Rate of protein synthesis in the skin and muscle of non-pregnant, pregnant and lactating Merino ewes

Abstract

Fractional synthesis rates of protein (FSR) in the midside skin and Longissimus dorsi muscle of Merino ewes were measured to assess the partitioning of nutrients during late pregnancy and early lactation in two experiments. Protein synthesis was measured by using a flooding-dose of L −[ 15 N] phenylalanine. The effects of diets (canola meal vs lupin seeds) on nutrient partitioning to skin and muscle in dry, pregnant and lactating ewes were also investigated. The FSR in the skin of non-pregnant ewes ranged between 10.6% d −1 and 12.8% d −1, and in muscle between 1.13% d −1 and 2.06% d −1 at maintenance feed intakes. There were no statistical differences ( P>0.05) in FSR of the skin and muscle between pregnant and non-pregnant ewes though the skin FSR values were slightly lower in pregnant ewes.
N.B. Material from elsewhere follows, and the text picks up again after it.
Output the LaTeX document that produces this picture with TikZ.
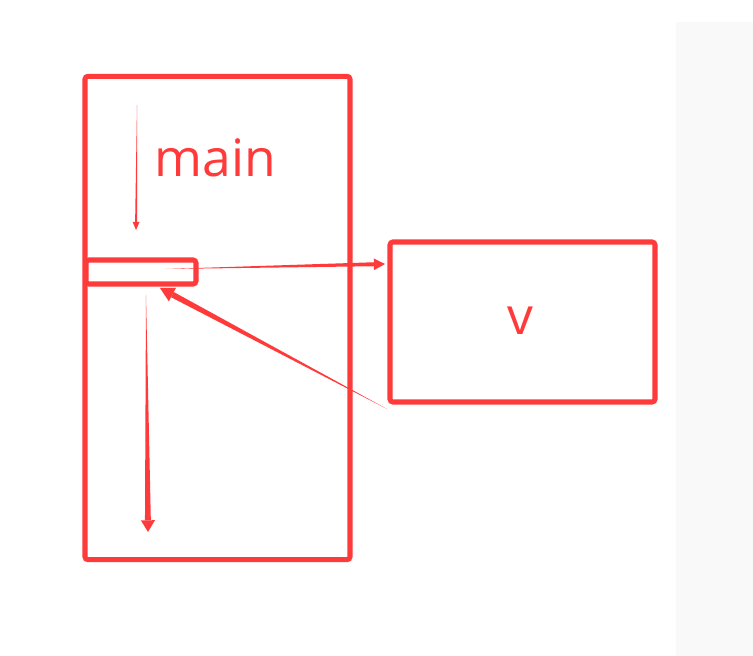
\documentclass[tikz,border=0pt]{standalone}
\usepackage{fontspec}
\setmainfont{Open Sans}
\usepackage{tikz}
\usepackage{xcolor}
\usetikzlibrary{calc}

\definecolor{pen}{RGB}{255,58,58}
\definecolor{panel}{RGB}{249,249,249}

\begin{document}
\begin{tikzpicture}[x=0.03cm, y=-0.03cm,
        frame/.style={draw=pen, line width=4.3pt, rounded corners=2.5pt, minimum width=#1},
        word/.style={text=pen, anchor=base, font=\fontsize{44}{50}\selectfont}]
        \useasboundingbox (0, 0) rectangle (753, 656);
        \fill[panel] (676, 22) rectangle (753, 656);

        \node[frame=7.95cm, minimum height=14.5cm] (main) at (217.5, 318) {};
        \node[frame=3.3cm, minimum height=0.72cm] (slot) at (141, 272) {};
        \node[frame=7.95cm, minimum height=4.8cm] (v) at (522.5, 322) {};

        \node[word] (mainlabel) at (215.5, 177) {main};
        \node[word] (vlabel) at (520, 335) {v};

        \coordinate (a1s) at (137, 105);
        \coordinate (a1t) at (136, 230);
        \coordinate (a2s) at (166, 269);
        \coordinate (a2t) at (385, 264);
        \coordinate (a3s) at (387, 409);
        \coordinate (a3t) at (160, 288);
        \coordinate (a4s) at (146, 295);
        \coordinate (a4t) at (148, 532);

        \foreach \s/\t/\w/\l/\h in {a1s/a1t/0.8pt/7pt/3pt,
                a2s/a2t/1.7pt/9.5pt/5pt,
                a3s/a3t/2.5pt/12pt/6.5pt,
                a4s/a4t/2.5pt/10pt/6pt} {
            \coordinate (b) at ($(\t)!\l!(\s)$);
            \fill[pen] (\s) -- ($(b)!\w!90:(\t)$) -- ($(b)!\w!-90:(\t)$) -- cycle;
            \fill[pen] (\t) -- ($(b)!\h!90:(\t)$) -- ($(b)!\h!-90:(\t)$) -- cycle;
        }
    \end{tikzpicture}
\end{document}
During lactation, FSR increased in the skin but declined in the muscle in comparison with pregnancy, indicating that muscle protein was being expended while skin and wool follicles continued to use nutrients. The ewes fed a diet containing canola meal, which had a lower degradability of protein in the rumen and a higher content of sulphur-containing amino acids than the lupin seed diet, had a higher rate of protein synthesis in the skin ( P=0.04) but a lower rate of synthesis in the muscle ( P=0.02) than those ewes fed lupins. The differences between the two diets, in skin protein synthesis, were greater in the reproducing than in the dry ewes. In conclusion, FSR in the skin of ewes was not significantly reduced during reproduction but tended to be lower during pregnancy. Reduced wool growth in late pregnancy may be due to a reduction in wool producing tissue alone or to a combination of less tissue and a slightly reduced synthesis rate. Feeding canola meal increased protein synthesis in the skin of reproducing and non-pregnant ewes. Finally FSR in skin and muscle responded differently to pregnancy, lactation and protected protein.